>>>

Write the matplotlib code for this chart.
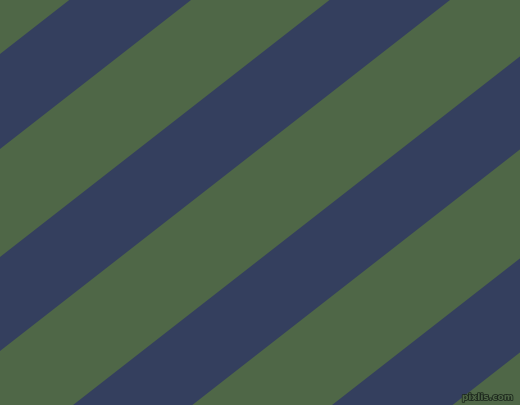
import matplotlib
matplotlib.use("Agg")
import matplotlib.pyplot as plt
import matplotlib.patheffects as pe
import numpy as np

# Stripe boundaries: intercepts (pixels at x=0) of lines y = c - slope*x
boundaries = [-54, 55, 150, 258, 352, 463, 556, 665, 759, 868]
stripe_colors = ["#4f6747", "#343f5e", "#4f6747", "#343f5e", "#4f6747",
                 "#343f5e", "#4f6747", "#343f5e", "#4f6747"]
slope = 0.78
watermark = "pixlis.com"

W, H = 520, 406
fig = plt.figure(figsize=(W / 100, H / 100), dpi=100)
fig.patch.set_facecolor(stripe_colors[0])
ax = fig.add_axes([0, 0, 1, 1])
ax.set_xlim(0, W)
ax.set_ylim(H, 0)
ax.axis("off")

x0, x1 = -20, W + 20
overlap = 2.0
for c_lo, c_hi, col in zip(boundaries[:-1], boundaries[1:], stripe_colors):
    c_hi_ext = c_hi + overlap
    xs = [x0, x1, x1, x0]
    ys = [c_lo - slope * x0, c_lo - slope * x1,
          c_hi_ext - slope * x1, c_hi_ext - slope * x0]
    ax.fill(xs, ys, color=col, linewidth=0, antialiased=True)

ax.text(513, 401, watermark, ha="right", va="baseline", fontsize=6.5,
        fontweight="bold", color="#4f6747", family="DejaVu Sans",
        path_effects=[pe.withStroke(linewidth=1.2, foreground="#1e2a1e")])

fig.savefig("out.png", dpi=100, facecolor=fig.get_facecolor())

<<<

**What is needed:** Without the pictures, repeat the listing above exactly.

**Task result:**
Write the matplotlib code for this chart.
import matplotlib
matplotlib.use("Agg")
import matplotlib.pyplot as plt
import matplotlib.patheffects as pe
import numpy as np

# Stripe boundaries: intercepts (pixels at x=0) of lines y = c - slope*x
boundaries = [-54, 55, 150, 258, 352, 463, 556, 665, 759, 868]
stripe_colors = ["#4f6747", "#343f5e", "#4f6747", "#343f5e", "#4f6747",
                 "#343f5e", "#4f6747", "#343f5e", "#4f6747"]
slope = 0.78
watermark = "pixlis.com"

W, H = 520, 406
fig = plt.figure(figsize=(W / 100, H / 100), dpi=100)
fig.patch.set_facecolor(stripe_colors[0])
ax = fig.add_axes([0, 0, 1, 1])
ax.set_xlim(0, W)
ax.set_ylim(H, 0)
ax.axis("off")

x0, x1 = -20, W + 20
overlap = 2.0
for c_lo, c_hi, col in zip(boundaries[:-1], boundaries[1:], stripe_colors):
    c_hi_ext = c_hi + overlap
    xs = [x0, x1, x1, x0]
    ys = [c_lo - slope * x0, c_lo - slope * x1,
          c_hi_ext - slope * x1, c_hi_ext - slope * x0]
    ax.fill(xs, ys, color=col, linewidth=0, antialiased=True)

ax.text(513, 401, watermark, ha="right", va="baseline", fontsize=6.5,
        fontweight="bold", color="#4f6747", family="DejaVu Sans",
        path_effects=[pe.withStroke(linewidth=1.2, foreground="#1e2a1e")])

fig.savefig("out.png", dpi=100, facecolor=fig.get_facecolor())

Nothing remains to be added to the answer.